Todos vamos a morir (sí, los justos también morirán), pero los que crean en Dios lo harán con la esperanza de la resurrección. Sin embargo, este salmo no es un canto al fracaso de la humanidad, sino una afirmación de esperanza para afirmar que hay solución aun para el problema de la muerte. Por eso el salmista retrata a nuestro Dios como aquel que tiene poder aun sobre la muerte. Por medio de él, la resurrección está asegurada. “Jesús respondió: ‘Yo soy la resurrección y la vida.
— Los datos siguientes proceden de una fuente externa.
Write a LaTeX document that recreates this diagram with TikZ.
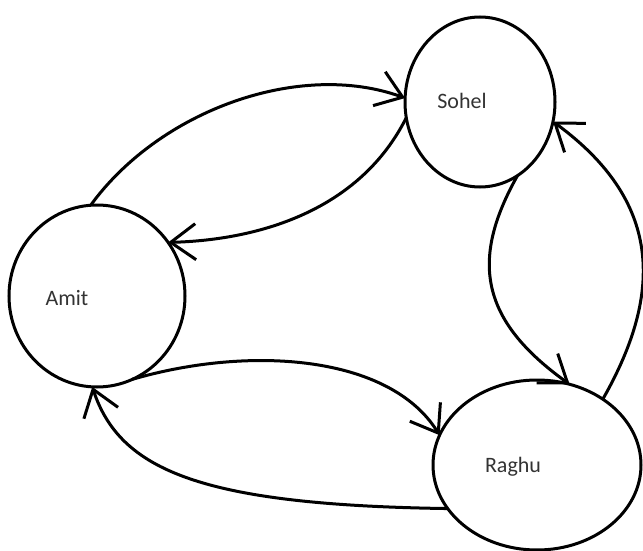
\documentclass[tikz,border=0pt]{standalone}
\usepackage{fontspec}
\setmainfont{Carlito}
\usetikzlibrary{shapes.geometric,arrows.meta}
\tikzset{
  person/.style={draw, ellipse, line width=3pt, inner sep=0pt, outer sep=0pt},
  lbl/.style={font=\fontsize{22}{25}\selectfont, text=black!80, inner sep=0pt},
  link/.style={line width=3pt, -{Straight Barb[length=25pt, width=36pt, line width=3pt]}}
}
\begin{document}
\begin{tikzpicture}[x=1pt,y=-1pt]
\useasboundingbox (0,0) rectangle (643,551);
\node[person, minimum width=150pt, minimum height=170pt] (sohel) at (480,102) {};
\node[person, minimum width=176pt, minimum height=182pt] (amit) at (97,296) {};
\node[person, minimum width=208pt, minimum height=170pt] (raghu) at (537,465) {};
\node[lbl] (tsohel) at (462,101) {Sohel};
\node[lbl] (tamit) at (67,298) {Amit};
\node[lbl] (traghu) at (513,467) {Raghu};
\draw[link] (amit.94) .. controls (160,110) and (300,60) .. (sohel.177);
\draw[link] (sohel.192) .. controls (360,210) and (260,240) .. (amit.37);
\draw[link] (sohel.297) .. controls (470,260) and (480,320) .. (raghu.68);
\draw[link] (raghu.45) .. controls (665,290) and (660,200) .. (sohel.345);
\draw[link] (amit.293) .. controls (250,345) and (390,355) .. (raghu.163);
\draw[link] (raghu.206) .. controls (200,505) and (120,470) .. (amit.267);
\end{tikzpicture}
\end{document}
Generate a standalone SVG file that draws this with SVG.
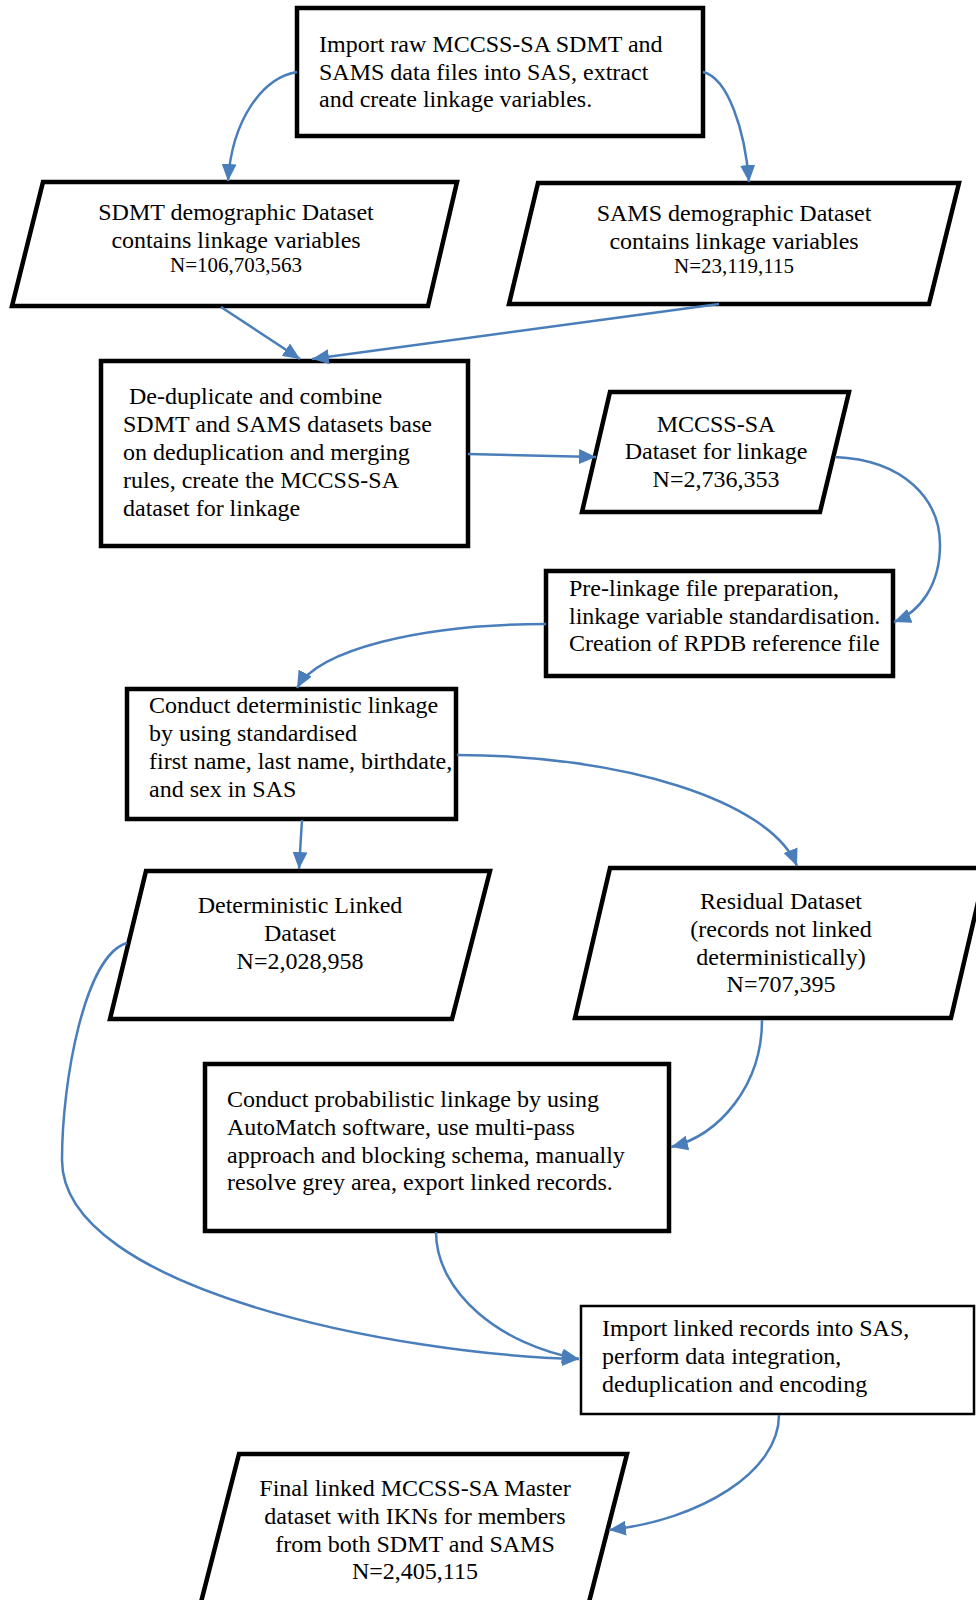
<svg xmlns="http://www.w3.org/2000/svg" width="976" height="1600" viewBox="0 0 976 1600">
<style>
.box{fill:#fff;stroke:#000;stroke-width:4.5;stroke-linejoin:miter}
.thin{stroke-width:2.5}
.t{font-family:"Liberation Serif","Times New Roman",serif;font-size:24px;fill:#000}
.c{text-anchor:middle}
.s{font-size:21px}
.conn path{fill:none;stroke:#4a7ebb;stroke-width:2.5;marker-end:url(#ah)}
</style>
<defs>
<marker id="ah" markerUnits="userSpaceOnUse" markerWidth="18" markerHeight="15" refX="17" refY="7.5" orient="auto">
<path d="M0,0 L17,7.5 L0,15 Z" fill="#4a7ebb"/>
</marker>
</defs>
<rect width="976" height="1600" fill="#fff"/>

<g id="n-import-raw">
<rect class="box" x="297" y="8" width="406" height="128"/>
<text class="t" x="319" y="52">Import raw MCCSS-SA SDMT and</text>
<text class="t" x="319" y="80">SAMS data files into SAS, extract</text>
<text class="t" x="319" y="107">and create linkage variables.</text>
</g>

<g id="n-sdmt">
<polygon class="box" points="43,182 457,182 428,306 12,306"/>
<text class="t c" x="236" y="220">SDMT demographic Dataset</text>
<text class="t c" x="236" y="248">contains linkage variables</text>
<text class="t c s" x="236" y="272">N=106,703,563</text>
</g>

<g id="n-sams">
<polygon class="box" points="538,183 959,183 929,304 509,304"/>
<text class="t c" x="734" y="221">SAMS demographic Dataset</text>
<text class="t c" x="734" y="249">contains linkage variables</text>
<text class="t c s" x="734" y="273">N=23,119,115</text>
</g>

<g id="n-dedup">
<rect class="box" x="101" y="361" width="367" height="185"/>
<text class="t" x="129" y="404">De-duplicate and combine</text>
<text class="t" x="123" y="432">SDMT and SAMS datasets base</text>
<text class="t" x="123" y="460">on deduplication and merging</text>
<text class="t" x="123" y="488">rules, create the MCCSS-SA</text>
<text class="t" x="123" y="516">dataset for linkage</text>
</g>

<g id="n-mccss">
<polygon class="box" points="610,392 849,392 820,512 582,512"/>
<text class="t c" x="716" y="432">MCCSS-SA</text>
<text class="t c" x="716" y="459">Dataset for linkage</text>
<text class="t c" x="716" y="487">N=2,736,353</text>
</g>

<g id="n-prelinkage">
<rect class="box" x="546" y="571" width="347" height="105"/>
<text class="t" x="569" y="596">Pre-linkage file preparation,</text>
<text class="t" x="569" y="624">linkage variable standardisation.</text>
<text class="t" x="569" y="651">Creation of RPDB reference file</text>
</g>

<g id="n-deterministic">
<rect class="box" x="127" y="689" width="329" height="130"/>
<text class="t" x="149" y="713">Conduct deterministic linkage</text>
<text class="t" x="149" y="741">by using standardised</text>
<text class="t" x="149" y="769">first name, last name, birthdate,</text>
<text class="t" x="149" y="797">and sex in SAS</text>
</g>

<g id="n-detlinked">
<polygon class="box" points="146,871 490,871 452,1019 110,1019"/>
<text class="t c" x="300" y="913">Deterministic Linked</text>
<text class="t c" x="300" y="941">Dataset</text>
<text class="t c" x="300" y="969">N=2,028,958</text>
</g>

<g id="n-residual">
<polygon class="box" points="610,868 986,868 951,1018 575,1018"/>
<text class="t c" x="781" y="909">Residual Dataset</text>
<text class="t c" x="781" y="937">(records not linked</text>
<text class="t c" x="781" y="965">deterministically)</text>
<text class="t c" x="781" y="992">N=707,395</text>
</g>

<g id="n-probabilistic">
<rect class="box" x="205" y="1064" width="464" height="167"/>
<text class="t" x="227" y="1107">Conduct probabilistic linkage by using</text>
<text class="t" x="227" y="1135">AutoMatch software, use multi-pass</text>
<text class="t" x="227" y="1163">approach and blocking schema, manually</text>
<text class="t" x="227" y="1190">resolve grey area, export linked records.</text>
</g>

<g id="n-importlinked">
<rect class="box thin" x="581" y="1306" width="393" height="108"/>
<text class="t" x="602" y="1336">Import linked records into SAS,</text>
<text class="t" x="602" y="1364">perform data integration,</text>
<text class="t" x="602" y="1392">deduplication and encoding</text>
</g>

<g id="n-final">
<polygon class="box" points="239,1454 627,1454 587,1610 199,1610"/>
<text class="t c" x="415" y="1496">Final linked MCCSS-SA Master</text>
<text class="t c" x="415" y="1524">dataset with IKNs for members</text>
<text class="t c" x="415" y="1552">from both SDMT and SAMS</text>
<text class="t c" x="415" y="1579">N=2,405,115</text>
</g>

<g id="connectors" class="conn">
<path d="M297,72 C262,78 232,120 228,181"/>
<path d="M703,72 C728,78 745,130 749,182"/>
<path d="M221,307 L300,359"/>
<path d="M719,304 L312,359"/>
<path d="M468,454 L596,457"/>
<path d="M835,457 C905,460 940,500 940,545 C940,585 920,612 894,622"/>
<path d="M546,624 C420,624 318,650 297,688"/>
<path d="M302,820 L299,869"/>
<path d="M457,755 C620,755 770,800 797,866"/>
<path d="M762,1020 C762,1085 720,1135 671,1147"/>
<path d="M127,943 C85,955 62,1080 62,1160 C62,1290 400,1355 579,1359"/>
<path d="M436,1232 C436,1292 500,1345 579,1359"/>
<path d="M779,1415 C779,1472 700,1520 609,1530"/>
</g>
</svg>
El que cree en mí, aunque muera, vivirá’ ” (Juan 11:25). Gracias, Señor, por esta esperanza tan grande.
Cuando Dios creó al hombre lo hizo para que viviera para siempre; el pecado, sin embargo, supuso un cambio de planes. Dios no es el autor de la muerte, sino Satanás, quien trajo a este mundo el pecado que la produjo. Pero Dios respondió al pecado con la salvación por medio de “Cristo Jesús nuestro Salvador, que destruyó el poder de la muerte y que, por el evangelio, sacó a la luz la vida inmortal” (2 Tim. 1:10, DHH). “Jesús fue de carne y sangre humanas, para derrotar con su muerte al que tenía poder para matar, es decir, al diablo” (Heb. 2:14, DHH).
Dios es el único que puede vencer a la muerte, porque es la fuente o el origen de la vida, y porque es la fuente o el origen de la resurrección. Que Dios pueda resucitar a personas que han muerto no solo significa que él detiene la muerte, sino además revierte completamente el proceso trayendo de nuevo a la vida lo que se había desintegrado. Esto nos da una esperanza absoluta, completa, perfecta. Es decir, a partir de este hecho, no hay nada que nuestro Dios no pueda hacer por nosotros, porque aun lo que ya no existe él lo hace existir otra vez. ¿Cómo no sentir amor y gratitud por un Dios como este? ¿Cómo no aferrarnos cada día más a él y reconocer que es todo lo que necesitamos?
Nuestro buen y gran Dios “destruirá a la muerte para siempre” (Isa.25:8). Ya no habrá más muerte ni más dolor (lee Apoc. 21:4). ¡Alabado sea su nombre!